REPUBLIKA.CO.ID, BRUSSELS – Uni Eropa menyerukan penyelenggaraan dialog untuk menyelesaikan krisis yang sedang melanda Hong Kong. Hal itu ia utarakan setelah sejumlah demonstran di sana merangsek dan membobol gedung Dewan Legislatif.
“Menyusul insiden terbaru ini, adalah lebih penting untuk menahan diri, menghindari respons yang meningkat, dan terlibat dalam dialog serta konsultasi guna menemukan jalan ke depan,” kata Uni Eropa dalam sebuah pernyataan pada Senin (1/7).
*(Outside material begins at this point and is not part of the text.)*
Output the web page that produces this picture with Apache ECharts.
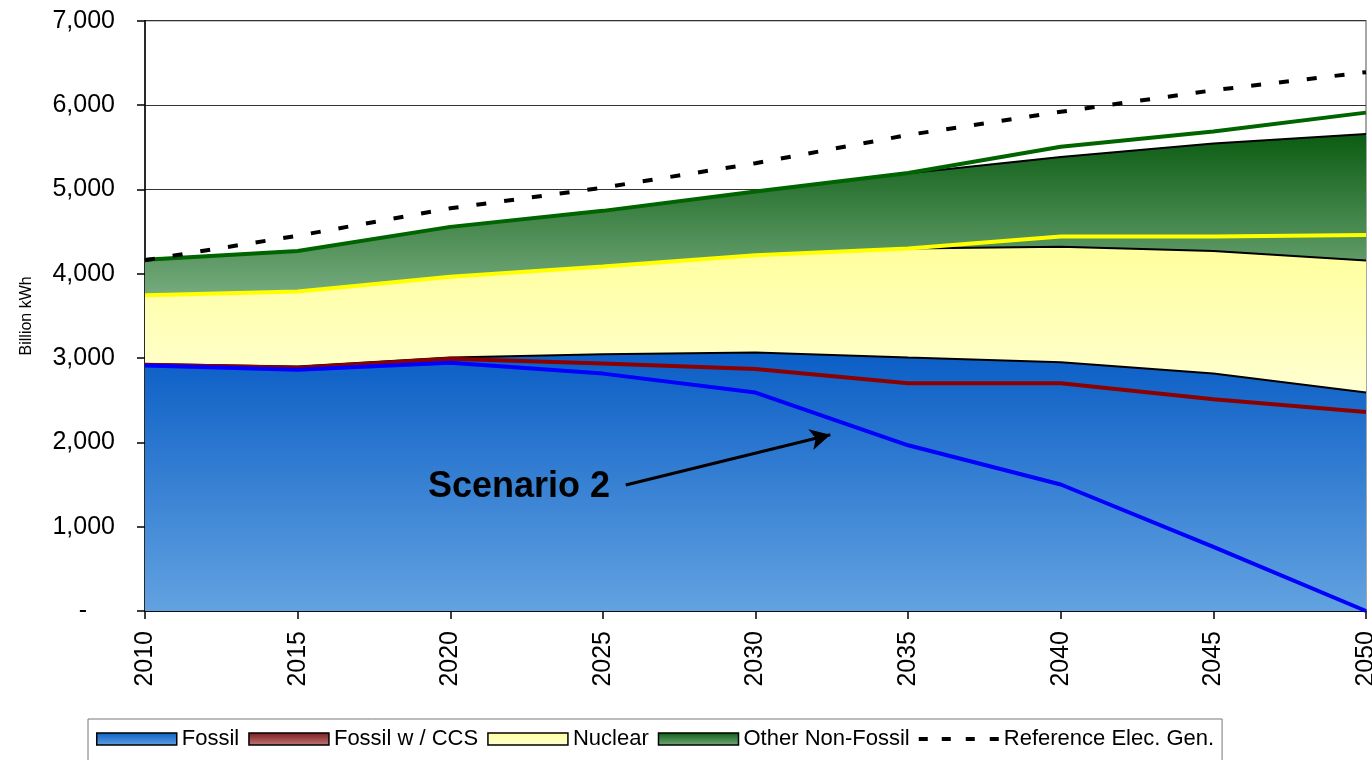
<!DOCTYPE html>
<html>
<head>
<meta charset="utf-8">
<script src="https://cdn.jsdelivr.net/npm/echarts@6/dist/echarts.min.js"></script>
<style>
html,body{margin:0;padding:0;background:#fff;}
#c{width:1372px;height:760px;}
</style>
</head>
<body>
<div id="c"></div>
<script>
const years = ['2010', '2015', '2020', '2025', '2030', '2035', '2040', '2045', '2050'];
// Stacked areas (Billion kWh)
const fossil = [2930, 2900, 3005, 3045, 3065, 3005, 2950, 2815, 2590];
const fossilCCS = [0, 0, 0, 0, 0, 0, 0, 0, 0];
const nuclear = [815, 890, 960, 1040, 1155, 1295, 1370, 1455, 1565];
const otherNonFossil = [415, 480, 590, 660, 755, 890, 1065, 1275, 1500];
// Scenario 2 lines (cumulative levels)
const scen2Fossil = [2910, 2860, 2945, 2815, 2590, 1965, 1500, 760, 0];
const scen2FossilCCS = [2920, 2885, 2990, 2935, 2870, 2700, 2700, 2510, 2360];
const scen2Nuclear = [3745, 3790, 3965, 4085, 4220, 4300, 4440, 4440, 4460];
const scen2Total = [4165, 4270, 4555, 4745, 4975, 5195, 5505, 5685, 5910];
// Reference electricity generation
const referenceGen = [4160, 4450, 4775, 5020, 5310, 5645, 5920, 6175, 6390];
const annotationText = 'Scenario 2';

const grad = (top, bottom) => new echarts.graphic.LinearGradient(0, 0, 0, 1, [
  {offset: 0, color: top}, {offset: 1, color: bottom}
]);
const FONT = '"Liberation Sans", Arial, sans-serif';

const cFossil = grad('#0b5ec6', '#62a2e0');
const cCCS = grad('#7a1a1a', '#c27a7a');
const cNuc = grad('#ffff9c', '#ffffd2');
const cOther = grad('#0b5c12', '#76ab7e');

const dashIcon = 'path://M0,0L0.01,0L0,0Z M80,12L79.99,12L80,12Z M0,4h9v4h-9z M23,4h9v4h-9z M47,4h9v4h-9z M71,4h9v4h-9z';

const chart = echarts.init(document.getElementById('c'), null, {renderer: 'canvas'});

function areaSeries(name, data, color, lw) {
  return {
    name, type: 'line', stack: 'gen', data: data, symbol: 'none',
    lineStyle: {color: '#000', width: lw},
    itemStyle: {color: color, borderColor: '#000'},
    areaStyle: {color: color, opacity: 1},
    z: 2, silent: true
  };
}
function scenLine(name, data, color) {
  return {
    name, type: 'line', data: data, symbol: 'none',
    lineStyle: {color: color, width: 4}, itemStyle: {color: color}, z: 4, silent: true
  };
}

chart.setOption({
  animation: false,
  backgroundColor: '#fff',
  grid: {left: 145, right: 6, top: 20.7, bottom: 149, outerBoundsMode: 'none', containLabel: false,
    show: true, borderColor: '#8a8a8a', borderWidth: 1.5, backgroundColor: 'transparent'},
  xAxis: [{
    type: 'category', data: years, boundaryGap: false,
    axisLine: {lineStyle: {color: '#000', width: 1.5}},
    axisTick: {show: true, length: 8, alignWithLabel: true, lineStyle: {color: '#000', width: 1.5}},
    axisLabel: {rotate: 90, fontFamily: FONT, fontSize: 25, color: '#000', margin: 20},
    splitLine: {show: false}
  }, {
    type: 'value', min: 2010, max: 2050, show: false, position: 'bottom'
  }],
  yAxis: {
    type: 'value', min: 0, max: 7000, interval: 1000,
    name: 'Billion kWh', nameLocation: 'middle', nameGap: 110, nameRotate: 90,
    nameTextStyle: {fontFamily: FONT, fontSize: 16, color: '#000'},
    axisLine: {show: true, lineStyle: {color: '#000', width: 1.5}},
    axisTick: {show: true, length: 8, lineStyle: {color: '#000', width: 1.5}},
    axisLabel: {
      fontFamily: FONT, fontSize: 25, color: '#000', margin: 30,
      formatter: v => v === 0 ? '{d|-}' : v.toLocaleString('en-US'),
      rich: {d: {fontFamily: FONT, fontSize: 25, color: '#000', padding: [0, 28, 0, 0]}}
    },
    splitLine: {show: true, lineStyle: {color: '#333', width: 1.2}}
  },
  legend: {
    left: 88, top: 719, orient: 'horizontal',
    borderColor: '#777', borderWidth: 1, padding: [9, 8, 16, 8],
    itemWidth: 80, itemHeight: 12, itemGap: 9,
    textStyle: {fontFamily: FONT, fontSize: 22, color: '#000'},
    data: [
      {name: 'Fossil', icon: 'rect', itemStyle: {color: cFossil, borderColor: '#000', borderWidth: 1.5}},
      {name: 'Fossil w / CCS', icon: 'rect', itemStyle: {color: cCCS, borderColor: '#000', borderWidth: 1.5}},
      {name: 'Nuclear', icon: 'rect', itemStyle: {color: cNuc, borderColor: '#000', borderWidth: 1.5}},
      {name: 'Other Non-Fossil', icon: 'rect', itemStyle: {color: cOther, borderColor: '#000', borderWidth: 1.5}},
      {name: 'Reference Elec. Gen.', icon: dashIcon, itemStyle: {color: '#000', borderWidth: 0}}
    ]
  },
  series: [
    areaSeries('Fossil', fossil, cFossil, 2),
    areaSeries('Fossil w / CCS', fossilCCS, cCCS, 0),
    areaSeries('Nuclear', nuclear, cNuc, 2),
    areaSeries('Other Non-Fossil', otherNonFossil, cOther, 2),
    scenLine('Scenario 2 Total', scen2Total, '#006400'),
    scenLine('Scenario 2 Nuclear', scen2Nuclear, '#ffff00'),
    scenLine('Scenario 2 Fossil w / CCS', scen2FossilCCS, '#8b0000'),
    scenLine('Scenario 2 Fossil', scen2Fossil, '#0000ff'),
    {
      name: 'Reference Elec. Gen.', type: 'line', data: referenceGen, symbol: 'none',
      lineStyle: {color: '#000', width: 4, type: [10, 18]},
      itemStyle: {color: '#000'}, z: 5, silent: true
    },
    {
      name: 'annotation', type: 'line', xAxisIndex: 1, data: [], symbol: 'none', z: 6, silent: true,
      markLine: {
        silent: true, symbol: ['none', 'arrow'], symbolSize: [16, 20],
        lineStyle: {color: '#000', width: 3, type: 'solid'},
        label: {show: false},
        data: [[{coord: [2025.75, 1495]}, {coord: [2032.45, 2090]}]]
      },
      markPoint: {
        silent: true, symbol: 'rect', symbolSize: 0,
        label: {show: true, position: 'inside', formatter: annotationText,
          fontFamily: FONT, fontSize: 36, fontWeight: 'bold', color: '#000'},
        data: [{coord: [2022.25, 1470]}]
      }
    }
  ]
});
</script>
</body>
</html>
Menurut Uni Eropa, aksi yang dilakukan sejumlah demonstran memasuki gedung Dewan Legislatif secara paksa tak mewakili massa yang lebih besar. Sebab, mereka telah melakukan demonstrasi secara damai selama beberapa pekan terakhir.
Pada Senin lalu, sejumlah demonstran menggeruduk gedung Dewan Legislatif Hong Kong. Mereka memecahkan kaca gedung dengan tongkat besi dan kereta dorong (troli). Setelah itu, mereka memasuki gedung dan melakukan aksi perusakan.
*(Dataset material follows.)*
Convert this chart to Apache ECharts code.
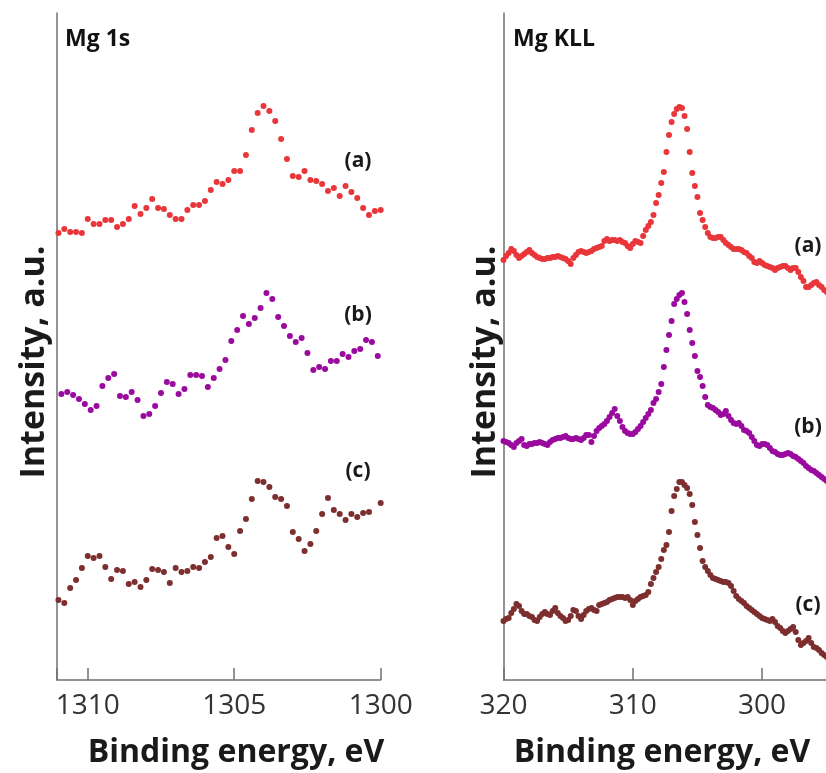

Polisi anti huru-hara kemudian berusaha mengeluarkan para demonstran dari gedung dengan memukuli mereka menggunakan tongkat kayu serta semprotan merica. Belasan orang, termasuk petugas, mengalami luka-luka akibat kejadian tersebut.
Demonstrasi yang berlanjut di Hong Kong masih menyuarakan penentangan dan penolakan terhadap rancangan undang-undang (RUU) ekstradisi. RUU tersebut, jika disahkan, akan menjadi landasan hukum bagi otoritas Hong Kong untuk mendeportasi pelaku kejahatan atau kriminalitas ke Cina daratan.
Juru bicara Civil Human Rights Front Wong Yik Mo menyerukan agar RUU tersebut, yang saat ini ditangguhkan pembahasannya, dibatalkan atau ditarik sepenuhnya. Dia pun menuntut agar pemimpin eksekutif Hong Kong Carrie Lam, mundur dari jabatannya.
Lam, yang selama ini dicap sebagai pemimpin pro-Cina, mengatakan bahwa gaya pemerintahannya memang perlu diubah. “Insiden yang terjadi dalam beberapa bulan terakhir telah menyebabkan kontroversi dan perselisihan antara publik dan pemerintah. Ini telah membuat saya sepenuhnya menyadari bahwa saya, sebagai seorang politisi, harus mengingatkan diri saya setiap waktu tentang kebutuhan untuk memahami sentimen publik secara akurat,” ucapnya.
Kendati demikian, Lam belum secara tegas menyatakan tentang nasib RUU ekstradisi. Jadi tak diketahui apakah RUU tersebut akan dilanjutkan atau dibatalkan.
Sejak beberapa pekan terakhir, para aktivis di Hong Kong telah menyuarakan kekhawatirannya terhadap RUU ekstradisi. Terdapat dua hal yang mereka tekankan. Pertama, RUU tersebut dianggap sebagai ancaman bagi peraturan hukum Hong Kong yang sangat dihargai independensinya. Kedua, sistem hukum dan peradilan di Cina dinilai cacat karena tak menjamin perlindungan hak asasi manusia (HAM).